> WRITTEN EXERCISE
For each line that holds "matplotlib", copy the line out.

---

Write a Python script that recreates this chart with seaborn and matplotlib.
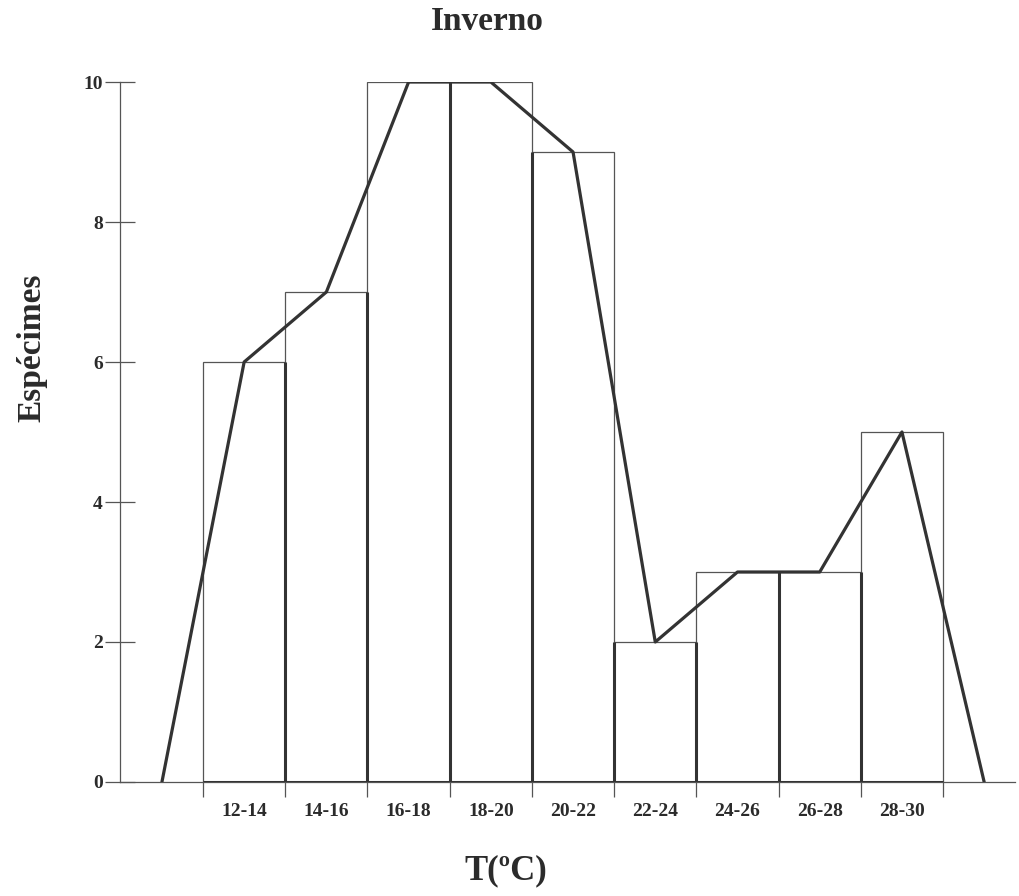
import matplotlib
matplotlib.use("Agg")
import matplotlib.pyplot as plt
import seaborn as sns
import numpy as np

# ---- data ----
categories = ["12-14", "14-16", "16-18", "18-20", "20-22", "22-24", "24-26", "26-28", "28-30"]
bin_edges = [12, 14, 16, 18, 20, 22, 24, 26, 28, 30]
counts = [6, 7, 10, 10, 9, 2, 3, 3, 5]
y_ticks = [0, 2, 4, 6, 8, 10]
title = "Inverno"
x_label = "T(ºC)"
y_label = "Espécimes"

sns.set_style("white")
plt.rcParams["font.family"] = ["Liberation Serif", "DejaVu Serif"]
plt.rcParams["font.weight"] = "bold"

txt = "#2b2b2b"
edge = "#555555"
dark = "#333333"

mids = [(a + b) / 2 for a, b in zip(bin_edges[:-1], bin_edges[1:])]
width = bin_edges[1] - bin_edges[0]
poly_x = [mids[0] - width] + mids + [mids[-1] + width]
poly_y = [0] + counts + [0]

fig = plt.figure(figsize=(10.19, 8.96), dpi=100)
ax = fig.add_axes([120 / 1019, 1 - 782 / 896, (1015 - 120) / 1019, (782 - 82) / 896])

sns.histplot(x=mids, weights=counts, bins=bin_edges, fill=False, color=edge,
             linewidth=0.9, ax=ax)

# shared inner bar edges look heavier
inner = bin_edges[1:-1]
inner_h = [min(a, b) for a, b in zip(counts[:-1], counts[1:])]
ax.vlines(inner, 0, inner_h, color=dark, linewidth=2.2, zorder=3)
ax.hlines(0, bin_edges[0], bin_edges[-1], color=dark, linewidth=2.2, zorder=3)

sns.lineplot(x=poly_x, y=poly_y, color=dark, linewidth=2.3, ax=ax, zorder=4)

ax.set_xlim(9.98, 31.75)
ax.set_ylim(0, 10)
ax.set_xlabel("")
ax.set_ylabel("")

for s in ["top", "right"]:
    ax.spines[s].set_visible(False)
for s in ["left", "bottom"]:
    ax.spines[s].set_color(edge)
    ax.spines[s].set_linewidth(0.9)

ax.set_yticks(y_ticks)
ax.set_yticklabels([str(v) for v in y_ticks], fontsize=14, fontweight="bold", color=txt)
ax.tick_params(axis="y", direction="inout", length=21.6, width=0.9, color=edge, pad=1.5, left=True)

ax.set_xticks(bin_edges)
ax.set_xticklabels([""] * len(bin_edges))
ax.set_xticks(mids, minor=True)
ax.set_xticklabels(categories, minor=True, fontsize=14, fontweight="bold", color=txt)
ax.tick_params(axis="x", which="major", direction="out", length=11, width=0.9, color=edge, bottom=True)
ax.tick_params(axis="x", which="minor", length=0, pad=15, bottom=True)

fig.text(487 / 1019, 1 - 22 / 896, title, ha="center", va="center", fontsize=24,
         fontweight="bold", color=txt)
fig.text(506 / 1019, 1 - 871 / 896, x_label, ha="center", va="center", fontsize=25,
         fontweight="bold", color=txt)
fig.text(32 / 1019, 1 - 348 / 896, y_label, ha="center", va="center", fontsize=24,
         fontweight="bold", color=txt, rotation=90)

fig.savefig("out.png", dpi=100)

---

> FINAL ANSWER
Write a Python script that recreates this chart with seaborn and matplotlib.
import matplotlib
matplotlib.use("Agg")
import matplotlib.pyplot as plt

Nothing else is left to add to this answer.